In general, there is a very fine line that we teetered. Nicole typically made the call on where they sat. I don’t see any other way to answer this than to do it in detail…
• “Murmurs” - “lead a, lead a light of thee…” That part is slightly obscured, like you’re a baby listening to mom sing;
• “Cavity” - starts with very clear, visual lyrics which over time get flooded away and overwhelmed so that you see no picture, just feeling;
• “Out Alee” - “why am I hiding” surfaces from below; “get if off me” has painful scraping sound like a nervous-tick when repressing a bad thought; the “no sign…no way out” parts are just exasperations, not clear lyrics;
• “Innocent” - confused internal chatter, blurring lines between first and second person perspective, and the low vocal works like a taunt from within;
• “Broken Blue” – this one was mixed [for the vocals] to come from within;
• “Chambers” - this song isn’t real;
• “Down From the Rafters” - starts bone dry like faceplanting on the concrete, then wanders dazed between half intelligible and clear;
• “[Animal]” - clear and resolute;
• “Seven White Horses” - clear but gets overtaken. The end vocals fight to be heard (“When I talk to you / Do you hear me?”);
• “Xtalk” - tried to have perfect balance.
There does feel like a clear progression of emotion from “Broken Blue” onward, and things come to some kind of euphoric crescendo with “XTalk” – did you want to take the listener on a journey, to make sure the album ran together as one piece rather than a collection of songs?
The track list and their order came well before the songs were finished, so the songs couldn’t help but talk to each other.
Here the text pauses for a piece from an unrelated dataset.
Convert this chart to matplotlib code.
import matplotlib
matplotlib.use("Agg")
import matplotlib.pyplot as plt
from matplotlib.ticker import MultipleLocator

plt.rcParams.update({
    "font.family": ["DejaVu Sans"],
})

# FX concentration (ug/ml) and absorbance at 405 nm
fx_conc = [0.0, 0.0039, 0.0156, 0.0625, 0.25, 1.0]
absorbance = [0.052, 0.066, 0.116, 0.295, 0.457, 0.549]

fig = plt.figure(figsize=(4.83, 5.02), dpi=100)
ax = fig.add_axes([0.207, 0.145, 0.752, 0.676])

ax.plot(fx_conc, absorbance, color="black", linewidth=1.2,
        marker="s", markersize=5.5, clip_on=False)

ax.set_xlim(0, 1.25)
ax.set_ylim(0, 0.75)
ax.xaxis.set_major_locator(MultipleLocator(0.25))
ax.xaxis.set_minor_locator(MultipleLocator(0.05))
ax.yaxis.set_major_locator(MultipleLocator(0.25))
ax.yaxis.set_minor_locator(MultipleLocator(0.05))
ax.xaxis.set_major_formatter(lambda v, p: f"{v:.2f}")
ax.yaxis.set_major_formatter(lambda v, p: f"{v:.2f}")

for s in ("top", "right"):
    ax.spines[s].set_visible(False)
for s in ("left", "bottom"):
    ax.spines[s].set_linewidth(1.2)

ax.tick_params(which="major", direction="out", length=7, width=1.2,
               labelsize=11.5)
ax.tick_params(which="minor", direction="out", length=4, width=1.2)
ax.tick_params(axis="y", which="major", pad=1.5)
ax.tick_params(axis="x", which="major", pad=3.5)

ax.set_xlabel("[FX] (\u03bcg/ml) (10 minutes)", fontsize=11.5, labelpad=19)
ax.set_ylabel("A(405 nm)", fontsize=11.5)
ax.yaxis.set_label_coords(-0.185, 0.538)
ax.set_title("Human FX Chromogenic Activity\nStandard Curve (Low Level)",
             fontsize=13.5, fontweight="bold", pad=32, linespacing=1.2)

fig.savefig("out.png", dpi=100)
That’s partly what made this record so difficult to finish; every new move had to answer to multiple ways of interpreting the entire album.
Is there a theme going on that links the songs?
We built in a few ways of reading it. Each way is vague enough to not be pushy. We don’t want to force an interpretation. I can’t help but hear one particular path through it, but it’s different from what Nicole hears, and we chose to keep it open rather than force it down a single path. I can’t elaborate on what I hear because in doing so I’d overexpose someone I love.
Since it’s been a couple of years since your first record, do you find your roles in the band changing much, or are you all settled into designated roles?
They haven’t changed much. We have something that works in the background. We try to keep it rather loose - the word role doesn’t get used around here.
You all met either at high school or college; is it difficult to maintain friendships when you’re in – presumably – close quarters with each other?
No, not with each other. It’s difficult to maintain a grudge in close quarters. We definitely slip up, but we know how to move past it. We’ve lived together since long before the music.
What’s next for Hundred Waters? Where can you see the band heading next?
We have a lot of music in the works that we’re desperate to spend time with. Touring is fun but if you go too long you feel pent up like a dolphin doing tricks in an aquarium. The opposite is true as well, too much time at home music can disconnect you from the world at large. We want a better balance between the world and home.
The Moon Rang Like A Bell is out now via K7 / OWSLA.